Available records:

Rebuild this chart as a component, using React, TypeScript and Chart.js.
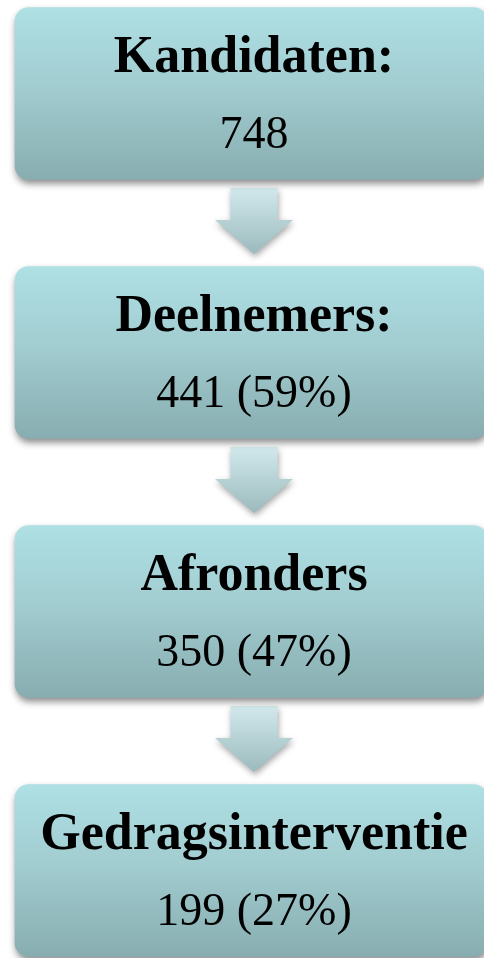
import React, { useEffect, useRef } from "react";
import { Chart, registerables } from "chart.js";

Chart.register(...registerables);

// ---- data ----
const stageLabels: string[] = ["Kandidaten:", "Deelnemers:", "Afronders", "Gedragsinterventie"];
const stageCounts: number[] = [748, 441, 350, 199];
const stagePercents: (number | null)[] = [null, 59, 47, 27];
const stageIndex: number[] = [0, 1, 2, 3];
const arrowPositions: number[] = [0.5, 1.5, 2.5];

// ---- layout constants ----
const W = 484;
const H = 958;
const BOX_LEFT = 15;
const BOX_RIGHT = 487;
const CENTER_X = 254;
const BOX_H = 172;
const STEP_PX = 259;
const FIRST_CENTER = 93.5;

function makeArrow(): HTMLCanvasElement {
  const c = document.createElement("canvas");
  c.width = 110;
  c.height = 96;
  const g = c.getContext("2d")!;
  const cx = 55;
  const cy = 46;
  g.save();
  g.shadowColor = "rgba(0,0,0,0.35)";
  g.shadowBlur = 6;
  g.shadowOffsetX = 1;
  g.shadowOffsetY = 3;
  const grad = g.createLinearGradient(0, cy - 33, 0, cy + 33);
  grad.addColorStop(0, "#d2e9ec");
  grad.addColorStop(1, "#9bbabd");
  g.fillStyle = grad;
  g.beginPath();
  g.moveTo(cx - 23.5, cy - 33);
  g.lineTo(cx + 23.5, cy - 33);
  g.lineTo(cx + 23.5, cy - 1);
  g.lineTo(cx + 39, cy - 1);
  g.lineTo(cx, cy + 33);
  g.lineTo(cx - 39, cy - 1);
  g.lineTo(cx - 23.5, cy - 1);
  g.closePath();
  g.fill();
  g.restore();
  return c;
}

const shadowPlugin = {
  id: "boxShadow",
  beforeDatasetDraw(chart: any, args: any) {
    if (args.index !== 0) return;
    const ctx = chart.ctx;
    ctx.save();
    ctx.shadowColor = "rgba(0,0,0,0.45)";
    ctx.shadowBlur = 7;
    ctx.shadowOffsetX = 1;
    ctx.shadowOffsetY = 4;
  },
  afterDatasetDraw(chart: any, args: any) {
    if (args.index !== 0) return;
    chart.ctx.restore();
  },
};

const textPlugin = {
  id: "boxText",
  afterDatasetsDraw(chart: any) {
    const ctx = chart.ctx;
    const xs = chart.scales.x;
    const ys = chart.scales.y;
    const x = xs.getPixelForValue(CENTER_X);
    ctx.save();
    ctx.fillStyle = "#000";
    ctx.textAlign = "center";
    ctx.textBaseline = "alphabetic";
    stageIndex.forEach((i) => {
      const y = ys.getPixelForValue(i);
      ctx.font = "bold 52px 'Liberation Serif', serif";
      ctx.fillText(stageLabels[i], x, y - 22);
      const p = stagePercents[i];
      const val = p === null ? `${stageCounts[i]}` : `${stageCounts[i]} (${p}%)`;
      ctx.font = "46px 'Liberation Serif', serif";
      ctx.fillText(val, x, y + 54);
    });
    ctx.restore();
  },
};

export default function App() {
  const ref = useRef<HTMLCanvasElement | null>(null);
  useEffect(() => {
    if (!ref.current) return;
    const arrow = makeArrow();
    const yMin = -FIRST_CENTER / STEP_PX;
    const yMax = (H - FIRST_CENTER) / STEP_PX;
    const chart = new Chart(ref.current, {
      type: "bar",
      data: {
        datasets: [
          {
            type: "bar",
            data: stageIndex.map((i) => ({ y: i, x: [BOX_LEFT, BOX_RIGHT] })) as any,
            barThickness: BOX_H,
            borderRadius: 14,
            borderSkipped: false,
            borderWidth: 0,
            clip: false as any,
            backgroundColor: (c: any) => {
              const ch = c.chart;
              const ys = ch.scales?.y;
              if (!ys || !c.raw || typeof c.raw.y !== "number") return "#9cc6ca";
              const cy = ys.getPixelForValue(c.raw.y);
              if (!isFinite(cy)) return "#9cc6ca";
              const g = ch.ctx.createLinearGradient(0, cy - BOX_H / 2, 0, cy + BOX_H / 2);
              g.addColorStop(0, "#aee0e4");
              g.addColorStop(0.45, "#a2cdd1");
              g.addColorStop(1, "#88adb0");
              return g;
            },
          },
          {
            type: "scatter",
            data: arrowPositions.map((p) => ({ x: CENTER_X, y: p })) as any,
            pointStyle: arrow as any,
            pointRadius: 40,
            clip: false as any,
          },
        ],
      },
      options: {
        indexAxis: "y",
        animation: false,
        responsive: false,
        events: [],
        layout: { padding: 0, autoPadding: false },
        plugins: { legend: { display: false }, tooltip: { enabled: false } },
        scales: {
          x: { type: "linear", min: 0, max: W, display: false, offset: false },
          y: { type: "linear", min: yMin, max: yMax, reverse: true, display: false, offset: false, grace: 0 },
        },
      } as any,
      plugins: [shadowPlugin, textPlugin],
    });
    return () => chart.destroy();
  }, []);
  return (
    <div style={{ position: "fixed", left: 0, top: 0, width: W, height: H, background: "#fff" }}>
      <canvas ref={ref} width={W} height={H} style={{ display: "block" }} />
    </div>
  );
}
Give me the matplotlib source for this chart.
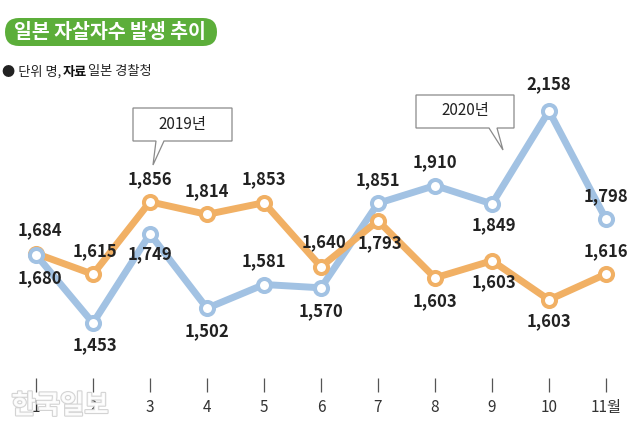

Given instruction: Skip the pictures and transcribe the rest of the records exactly.

Correct output:
Rebuild this chart as a component, using React, TypeScript and Chart.js.
import React, { useEffect, useRef } from "react";
import { Chart, registerables } from "chart.js";

Chart.register(...registerables);

// ---- data ----
const stageLabels: string[] = ["Kandidaten:", "Deelnemers:", "Afronders", "Gedragsinterventie"];
const stageCounts: number[] = [748, 441, 350, 199];
const stagePercents: (number | null)[] = [null, 59, 47, 27];
const stageIndex: number[] = [0, 1, 2, 3];
const arrowPositions: number[] = [0.5, 1.5, 2.5];

// ---- layout constants ----
const W = 484;
const H = 958;
const BOX_LEFT = 15;
const BOX_RIGHT = 487;
const CENTER_X = 254;
const BOX_H = 172;
const STEP_PX = 259;
const FIRST_CENTER = 93.5;

function makeArrow(): HTMLCanvasElement {
  const c = document.createElement("canvas");
  c.width = 110;
  c.height = 96;
  const g = c.getContext("2d")!;
  const cx = 55;
  const cy = 46;
  g.save();
  g.shadowColor = "rgba(0,0,0,0.35)";
  g.shadowBlur = 6;
  g.shadowOffsetX = 1;
  g.shadowOffsetY = 3;
  const grad = g.createLinearGradient(0, cy - 33, 0, cy + 33);
  grad.addColorStop(0, "#d2e9ec");
  grad.addColorStop(1, "#9bbabd");
  g.fillStyle = grad;
  g.beginPath();
  g.moveTo(cx - 23.5, cy - 33);
  g.lineTo(cx + 23.5, cy - 33);
  g.lineTo(cx + 23.5, cy - 1);
  g.lineTo(cx + 39, cy - 1);
  g.lineTo(cx, cy + 33);
  g.lineTo(cx - 39, cy - 1);
  g.lineTo(cx - 23.5, cy - 1);
  g.closePath();
  g.fill();
  g.restore();
  return c;
}

const shadowPlugin = {
  id: "boxShadow",
  beforeDatasetDraw(chart: any, args: any) {
    if (args.index !== 0) return;
    const ctx = chart.ctx;
    ctx.save();
    ctx.shadowColor = "rgba(0,0,0,0.45)";
    ctx.shadowBlur = 7;
    ctx.shadowOffsetX = 1;
    ctx.shadowOffsetY = 4;
  },
  afterDatasetDraw(chart: any, args: any) {
    if (args.index !== 0) return;
    chart.ctx.restore();
  },
};

const textPlugin = {
  id: "boxText",
  afterDatasetsDraw(chart: any) {
    const ctx = chart.ctx;
    const xs = chart.scales.x;
    const ys = chart.scales.y;
    const x = xs.getPixelForValue(CENTER_X);
    ctx.save();
    ctx.fillStyle = "#000";
    ctx.textAlign = "center";
    ctx.textBaseline = "alphabetic";
    stageIndex.forEach((i) => {
      const y = ys.getPixelForValue(i);
      ctx.font = "bold 52px 'Liberation Serif', serif";
      ctx.fillText(stageLabels[i], x, y - 22);
      const p = stagePercents[i];
      const val = p === null ? `${stageCounts[i]}` : `${stageCounts[i]} (${p}%)`;
      ctx.font = "46px 'Liberation Serif', serif";
      ctx.fillText(val, x, y + 54);
    });
    ctx.restore();
  },
};

export default function App() {
  const ref = useRef<HTMLCanvasElement | null>(null);
  useEffect(() => {
    if (!ref.current) return;
    const arrow = makeArrow();
    const yMin = -FIRST_CENTER / STEP_PX;
    const yMax = (H - FIRST_CENTER) / STEP_PX;
    const chart = new Chart(ref.current, {
      type: "bar",
      data: {
        datasets: [
          {
            type: "bar",
            data: stageIndex.map((i) => ({ y: i, x: [BOX_LEFT, BOX_RIGHT] })) as any,
            barThickness: BOX_H,
            borderRadius: 14,
            borderSkipped: false,
            borderWidth: 0,
            clip: false as any,
            backgroundColor: (c: any) => {
              const ch = c.chart;
              const ys = ch.scales?.y;
              if (!ys || !c.raw || typeof c.raw.y !== "number") return "#9cc6ca";
              const cy = ys.getPixelForValue(c.raw.y);
              if (!isFinite(cy)) return "#9cc6ca";
              const g = ch.ctx.createLinearGradient(0, cy - BOX_H / 2, 0, cy + BOX_H / 2);
              g.addColorStop(0, "#aee0e4");
              g.addColorStop(0.45, "#a2cdd1");
              g.addColorStop(1, "#88adb0");
              return g;
            },
          },
          {
            type: "scatter",
            data: arrowPositions.map((p) => ({ x: CENTER_X, y: p })) as any,
            pointStyle: arrow as any,
            pointRadius: 40,
            clip: false as any,
          },
        ],
      },
      options: {
        indexAxis: "y",
        animation: false,
        responsive: false,
        events: [],
        layout: { padding: 0, autoPadding: false },
        plugins: { legend: { display: false }, tooltip: { enabled: false } },
        scales: {
          x: { type: "linear", min: 0, max: W, display: false, offset: false },
          y: { type: "linear", min: yMin, max: yMax, reverse: true, display: false, offset: false, grace: 0 },
        },
      } as any,
      plugins: [shadowPlugin, textPlugin],
    });
    return () => chart.destroy();
  }, []);
  return (
    <div style={{ position: "fixed", left: 0, top: 0, width: W, height: H, background: "#fff" }}>
      <canvas ref={ref} width={W} height={H} style={{ display: "block" }} />
    </div>
  );
}
Give me the matplotlib source for this chart.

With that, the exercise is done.